Recorded information
--- START ---
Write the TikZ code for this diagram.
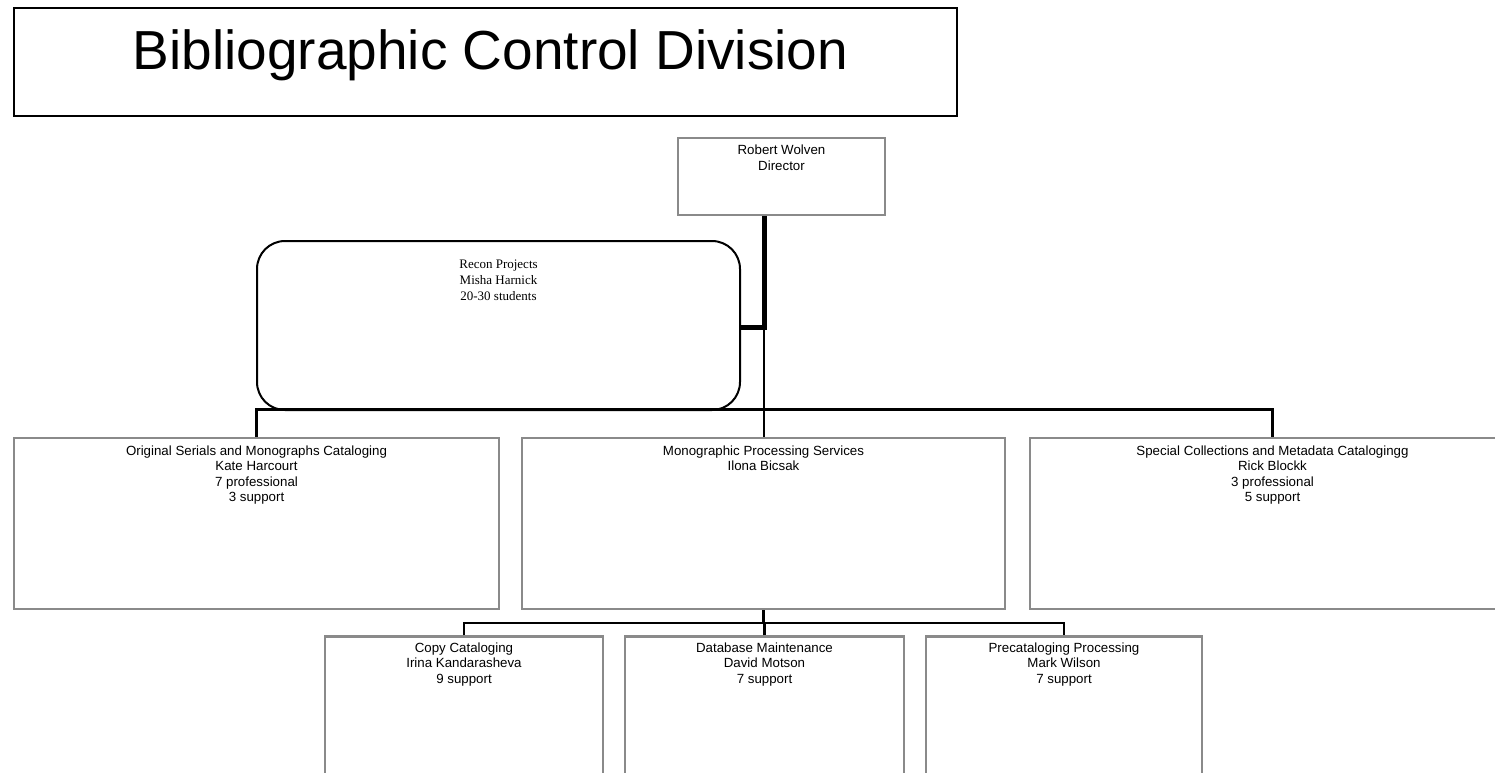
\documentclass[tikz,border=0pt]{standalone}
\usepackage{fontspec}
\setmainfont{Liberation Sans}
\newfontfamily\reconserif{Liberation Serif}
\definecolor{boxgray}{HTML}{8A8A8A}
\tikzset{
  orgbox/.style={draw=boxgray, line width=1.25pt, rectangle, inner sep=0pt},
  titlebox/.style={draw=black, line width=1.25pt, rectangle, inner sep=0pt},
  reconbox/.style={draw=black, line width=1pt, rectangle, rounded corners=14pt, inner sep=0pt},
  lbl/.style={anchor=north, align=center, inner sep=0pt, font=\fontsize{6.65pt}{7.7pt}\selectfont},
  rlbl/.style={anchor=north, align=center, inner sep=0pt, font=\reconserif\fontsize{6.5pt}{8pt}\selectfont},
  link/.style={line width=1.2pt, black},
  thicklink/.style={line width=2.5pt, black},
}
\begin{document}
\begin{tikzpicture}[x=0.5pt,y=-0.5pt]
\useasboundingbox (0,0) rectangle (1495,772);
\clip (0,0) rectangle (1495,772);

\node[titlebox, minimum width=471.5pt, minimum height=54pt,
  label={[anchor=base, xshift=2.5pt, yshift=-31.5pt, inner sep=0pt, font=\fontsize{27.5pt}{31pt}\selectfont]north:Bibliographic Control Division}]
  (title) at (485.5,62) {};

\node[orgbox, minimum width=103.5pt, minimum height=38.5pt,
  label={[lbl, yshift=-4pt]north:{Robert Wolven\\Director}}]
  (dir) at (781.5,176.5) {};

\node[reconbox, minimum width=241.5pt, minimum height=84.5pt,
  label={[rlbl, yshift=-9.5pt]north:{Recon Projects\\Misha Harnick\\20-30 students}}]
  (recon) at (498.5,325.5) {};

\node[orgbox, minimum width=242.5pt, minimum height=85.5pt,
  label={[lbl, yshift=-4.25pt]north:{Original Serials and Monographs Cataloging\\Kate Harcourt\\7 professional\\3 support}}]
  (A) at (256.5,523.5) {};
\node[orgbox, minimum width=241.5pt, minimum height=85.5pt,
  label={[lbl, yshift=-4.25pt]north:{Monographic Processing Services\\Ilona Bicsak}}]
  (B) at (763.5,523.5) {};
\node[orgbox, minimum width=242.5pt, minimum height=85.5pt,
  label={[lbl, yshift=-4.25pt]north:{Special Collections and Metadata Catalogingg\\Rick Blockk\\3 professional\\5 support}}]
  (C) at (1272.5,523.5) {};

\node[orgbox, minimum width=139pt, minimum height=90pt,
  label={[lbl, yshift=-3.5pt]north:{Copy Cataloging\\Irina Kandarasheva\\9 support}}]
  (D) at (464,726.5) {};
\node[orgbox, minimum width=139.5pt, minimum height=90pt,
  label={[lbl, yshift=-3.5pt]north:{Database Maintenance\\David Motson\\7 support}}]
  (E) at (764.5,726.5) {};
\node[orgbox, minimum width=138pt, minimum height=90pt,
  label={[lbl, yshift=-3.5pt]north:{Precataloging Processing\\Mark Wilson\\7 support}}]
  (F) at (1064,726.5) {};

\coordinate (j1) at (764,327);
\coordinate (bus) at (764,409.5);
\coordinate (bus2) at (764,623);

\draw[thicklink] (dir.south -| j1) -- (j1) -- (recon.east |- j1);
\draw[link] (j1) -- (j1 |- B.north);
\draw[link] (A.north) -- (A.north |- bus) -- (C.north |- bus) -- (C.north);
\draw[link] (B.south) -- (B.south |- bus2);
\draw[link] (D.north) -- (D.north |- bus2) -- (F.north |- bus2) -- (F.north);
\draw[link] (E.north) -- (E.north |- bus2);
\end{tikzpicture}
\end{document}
--- END ---
Task brief
Retype the data above exactly; pictures are not part of the copy.

Written solution
Write the TikZ code for this diagram.
\documentclass[tikz,border=0pt]{standalone}
\usepackage{fontspec}
\setmainfont{Liberation Sans}
\newfontfamily\reconserif{Liberation Serif}
\definecolor{boxgray}{HTML}{8A8A8A}
\tikzset{
  orgbox/.style={draw=boxgray, line width=1.25pt, rectangle, inner sep=0pt},
  titlebox/.style={draw=black, line width=1.25pt, rectangle, inner sep=0pt},
  reconbox/.style={draw=black, line width=1pt, rectangle, rounded corners=14pt, inner sep=0pt},
  lbl/.style={anchor=north, align=center, inner sep=0pt, font=\fontsize{6.65pt}{7.7pt}\selectfont},
  rlbl/.style={anchor=north, align=center, inner sep=0pt, font=\reconserif\fontsize{6.5pt}{8pt}\selectfont},
  link/.style={line width=1.2pt, black},
  thicklink/.style={line width=2.5pt, black},
}
\begin{document}
\begin{tikzpicture}[x=0.5pt,y=-0.5pt]
\useasboundingbox (0,0) rectangle (1495,772);
\clip (0,0) rectangle (1495,772);

\node[titlebox, minimum width=471.5pt, minimum height=54pt,
  label={[anchor=base, xshift=2.5pt, yshift=-31.5pt, inner sep=0pt, font=\fontsize{27.5pt}{31pt}\selectfont]north:Bibliographic Control Division}]
  (title) at (485.5,62) {};

\node[orgbox, minimum width=103.5pt, minimum height=38.5pt,
  label={[lbl, yshift=-4pt]north:{Robert Wolven\\Director}}]
  (dir) at (781.5,176.5) {};

\node[reconbox, minimum width=241.5pt, minimum height=84.5pt,
  label={[rlbl, yshift=-9.5pt]north:{Recon Projects\\Misha Harnick\\20-30 students}}]
  (recon) at (498.5,325.5) {};

\node[orgbox, minimum width=242.5pt, minimum height=85.5pt,
  label={[lbl, yshift=-4.25pt]north:{Original Serials and Monographs Cataloging\\Kate Harcourt\\7 professional\\3 support}}]
  (A) at (256.5,523.5) {};
\node[orgbox, minimum width=241.5pt, minimum height=85.5pt,
  label={[lbl, yshift=-4.25pt]north:{Monographic Processing Services\\Ilona Bicsak}}]
  (B) at (763.5,523.5) {};
\node[orgbox, minimum width=242.5pt, minimum height=85.5pt,
  label={[lbl, yshift=-4.25pt]north:{Special Collections and Metadata Catalogingg\\Rick Blockk\\3 professional\\5 support}}]
  (C) at (1272.5,523.5) {};

\node[orgbox, minimum width=139pt, minimum height=90pt,
  label={[lbl, yshift=-3.5pt]north:{Copy Cataloging\\Irina Kandarasheva\\9 support}}]
  (D) at (464,726.5) {};
\node[orgbox, minimum width=139.5pt, minimum height=90pt,
  label={[lbl, yshift=-3.5pt]north:{Database Maintenance\\David Motson\\7 support}}]
  (E) at (764.5,726.5) {};
\node[orgbox, minimum width=138pt, minimum height=90pt,
  label={[lbl, yshift=-3.5pt]north:{Precataloging Processing\\Mark Wilson\\7 support}}]
  (F) at (1064,726.5) {};

\coordinate (j1) at (764,327);
\coordinate (bus) at (764,409.5);
\coordinate (bus2) at (764,623);

\draw[thicklink] (dir.south -| j1) -- (j1) -- (recon.east |- j1);
\draw[link] (j1) -- (j1 |- B.north);
\draw[link] (A.north) -- (A.north |- bus) -- (C.north |- bus) -- (C.north);
\draw[link] (B.south) -- (B.south |- bus2);
\draw[link] (D.north) -- (D.north |- bus2) -- (F.north |- bus2) -- (F.north);
\draw[link] (E.north) -- (E.north |- bus2);
\end{tikzpicture}
\end{document}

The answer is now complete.